Security Awareness: 5 Traits to Become a Human Firewall
The security of your organization depends upon you, the human firewall. You help prevent security events and control the input and output of sensitive information by exhibiting these five traits.
Trait 1: Thinking before clicking
- A human firewall reads emails carefully, hovers over links to display the full URL, and treats all requests for sensitive data with skepticism.
Trait 2: Using situational awareness
- If you see an unfamiliar person in an area normally reserved for authorized personnel, or notice a secured door left open, don’t ignore it! Maintain a clean desk so as not to lose sensitive materials and shred those materials when no longer needed. When traveling or working remotely, keep an eye on your personal belongings, stay alert for shoulder surfers, and use discretion when accessing or discussing highly sensitive information in public.
Trait 3: Respecting privileged access
- It means closing and locking doors, preventing tailgating (when someone slips in behind you without you knowing), never allowing someone to borrow your credentials, locking workstations when not in use, and maintaining strong, unique passwords for every account and every device.

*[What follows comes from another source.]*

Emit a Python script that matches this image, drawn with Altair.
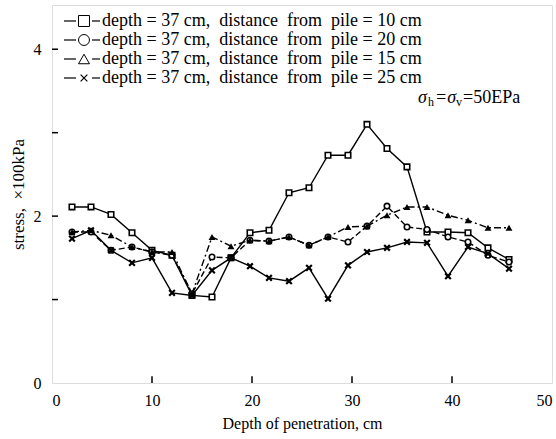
import altair as alt
import pandas as pd

# ---- data ----
depth = [2.0, 3.9, 5.9, 8.0, 10.0, 12.0, 14.0, 16.0, 17.9, 19.8, 21.7, 23.7,
         25.7, 27.6, 29.6, 31.5, 33.5, 35.5, 37.5, 39.6, 41.6, 43.6, 45.7]

stress_10 = [2.11, 2.11, 2.02, 1.80, 1.59, 1.53, 1.05, 1.03, 1.50, 1.80, 1.83, 2.28,
             2.34, 2.73, 2.73, 3.10, 2.81, 2.59, 1.81, 1.81, 1.80, 1.62, 1.48]
stress_20 = [1.81, 1.81, 1.59, 1.63, 1.57, 1.53, 1.07, 1.51, 1.50, 1.71, 1.70, 1.75,
             1.65, 1.75, 1.69, 1.88, 2.12, 1.87, 1.84, 1.75, 1.69, 1.53, 1.45]
stress_15 = [1.81, 1.83, 1.77, 1.63, 1.57, 1.57, 1.07, 1.75, 1.64, 1.71, 1.70, 1.75,
             1.65, 1.75, 1.87, 1.88, 2.01, 2.11, 2.11, 2.01, 1.95, 1.86, 1.86]
stress_25 = [1.73, 1.83, 1.59, 1.44, 1.50, 1.08, 1.05, 1.35, 1.50, 1.40, 1.26, 1.22,
             1.38, 1.01, 1.41, 1.57, 1.62, 1.69, 1.68, 1.28, 1.63, 1.55, 1.37]

NB = "\u00a0"
legend_labels = [
    f"depth{NB}={NB}37{NB}cm,{NB}{NB}distance{NB}{NB}from{NB}{NB}pile{NB}={NB}10{NB}cm",
    f"depth{NB}={NB}37{NB}cm,{NB}{NB}distance{NB}{NB}from{NB}{NB}pile{NB}={NB}20{NB}cm",
    f"depth{NB}={NB}37{NB}cm,{NB}{NB}distance{NB}{NB}from{NB}{NB}pile{NB}={NB}15{NB}cm",
    f"depth{NB}={NB}37{NB}cm,{NB}{NB}distance{NB}{NB}from{NB}{NB}pile{NB}={NB}25{NB}cm",
]
x_tick_labels = [0, 10, 20, 30, 40, 50]
y_tick_labels = [0, 2, 4]
x_minor = [10, 20, 30, 40]
y_minor = [1, 2, 3, 4]

FONT = "Liberation Serif"
XPATH = "M-1,-1L1,1M-1,1L1,-1"

series = [
    # values, shape, filled, dash
    (stress_10, "square", False, []),
    (stress_20, "circle", False, [6, 3]),
    (stress_15, "triangle-up", True, [7, 3, 2, 3]),
    (stress_25, XPATH, False, []),
]

xs = alt.Scale(domain=[0, 50], nice=False, zero=False)
ys = alt.Scale(domain=[0, 4.53], nice=False, zero=False)

x_axis = alt.Axis(values=x_tick_labels, format="d", title="Depth of penetration, cm",
                  grid=False, domain=False, ticks=False, labelFlush=True, labelFont=FONT,
                  labelFontSize=16, labelColor="black", labelPadding=9,
                  titleFont=FONT, titleFontSize=16, titleFontWeight="normal",
                  titleColor="black", titlePadding=7)
y_axis = alt.Axis(values=y_tick_labels, format="d", title=f"stress,{NB}{NB}×100kPa",
                  grid=False, domain=False, ticks=False, labelFlush=False, labelFont=FONT,
                  labelFontSize=16, labelColor="black", labelPadding=11,
                  titleFont=FONT, titleFontSize=17, titleFontWeight="normal",
                  titleColor="black", titlePadding=6)

layers = []

# axes carrier (invisible)
axis_df = pd.DataFrame({"depth": [0, 50], "stress": [0, 4.53]})
layers.append(
    alt.Chart(axis_df).mark_point(opacity=0).encode(
        x=alt.X("depth:Q", scale=xs, axis=x_axis),
        y=alt.Y("stress:Q", scale=ys, axis=y_axis),
    )
)

# inward minor ticks
xt = pd.DataFrame({"depth": x_minor, "y0": [0] * len(x_minor), "y1": [0.08] * len(x_minor)})
layers.append(
    alt.Chart(xt).mark_rule(color="black", strokeWidth=1.5).encode(
        x=alt.X("depth:Q", scale=xs), y=alt.Y("y0:Q", scale=ys), y2="y1:Q"
    )
)
yt = pd.DataFrame({"stress": y_minor, "x0": [0] * len(y_minor), "x1": [0.6] * len(y_minor)})
layers.append(
    alt.Chart(yt).mark_rule(color="black", strokeWidth=1.5).encode(
        y=alt.Y("stress:Q", scale=ys), x=alt.X("x0:Q", scale=xs), x2="x1:Q"
    )
)

for vals, shape, filled, dash in series:
    d = pd.DataFrame({"depth": depth, "stress": vals})
    line_kwargs = dict(color="black", strokeWidth=1.4)
    if dash:
        line_kwargs["strokeDash"] = dash
    layers.append(
        alt.Chart(d).mark_line(**line_kwargs).encode(
            x=alt.X("depth:Q", scale=xs), y=alt.Y("stress:Q", scale=ys)
        )
    )
    if shape == XPATH:
        pt = alt.Chart(d).mark_point(shape=shape, filled=False, color="black",
                                     strokeWidth=2.2, size=32, opacity=1)
    elif filled:
        pt = alt.Chart(d).mark_point(shape=shape, filled=True, color="black",
                                     size=48, opacity=1)
    else:
        pt = alt.Chart(d).mark_point(shape=shape, filled=True, fill="white",
                                     stroke="black", strokeWidth=1.6, size=30, opacity=1)
    layers.append(pt.encode(x=alt.X("depth:Q", scale=xs), y=alt.Y("stress:Q", scale=ys)))

# legend (drawn inside the plot, top-left)
legend_y = [16, 35, 54, 73]
one = pd.DataFrame({"k": [0]})
for i, (vals, shape, filled, dash) in enumerate(series):
    yy = legend_y[i]
    for xa, xb in [(12, 24), (40, 48)]:
        layers.append(
            alt.Chart(one).mark_rule(color="black", strokeWidth=1.2).encode(
                x=alt.value(xa), x2=alt.value(xb), y=alt.value(yy)
            )
        )
    if shape == XPATH:
        m = alt.Chart(one).mark_point(shape=shape, filled=False, color="black",
                                      strokeWidth=1.2, size=45, opacity=1)
    else:
        m = alt.Chart(one).mark_point(shape=shape, filled=False, color="black",
                                      strokeWidth=1.0, size=120, opacity=1)
    layers.append(m.encode(x=alt.value(32), y=alt.value(yy)))
    lab = pd.DataFrame({"label": [legend_labels[i]]})
    layers.append(
        alt.Chart(lab).mark_text(font=FONT, fontSize=18, align="left", baseline="middle",
                                 color="black").encode(
            x=alt.value(50), y=alt.value(yy), text="label:N"
        )
    )

# sigma annotation
sig_parts = [("σ", 366, 0, 18), ("h", 376, 4, 12), ("=σ", 383, 0, 18),
             ("v", 404, 4, 12), ("=50EPa", 411, 0, 18)]
for txt, px, dy, fs in sig_parts:
    layers.append(
        alt.Chart(pd.DataFrame({"t": [txt]})).mark_text(
            font=FONT, fontSize=fs, align="left", baseline="middle", color="black",
            fontStyle="italic" if "σ" in txt else "normal", dy=dy
        ).encode(x=alt.value(px), y=alt.value(93), text="t:N")
    )

chart = alt.layer(*layers).properties(
    width=500, height=378,
    padding={"left": 52, "top": 5, "right": 4, "bottom": 56},
    autosize="none",
).configure_view(stroke="black", strokeWidth=2).configure(background="white")

chart.save("out.html", embed_options={"renderer": "svg", "actions": False})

Trait 4: Reporting Incidents immediately
- It doesn’t matter how big or small the incident seems. A secure door left open, an unknown individual hanging around the office, a phishing email, a smart device or computer malfunctioning — your organization relies on strong human firewalls like you, to report these types of incidents as soon as possible. If you see something or hear something, say something!
Trait 5: Always following policy
- Failure to follow policy could lead to data breaches, ransomware attacks, or other damaging security incidents.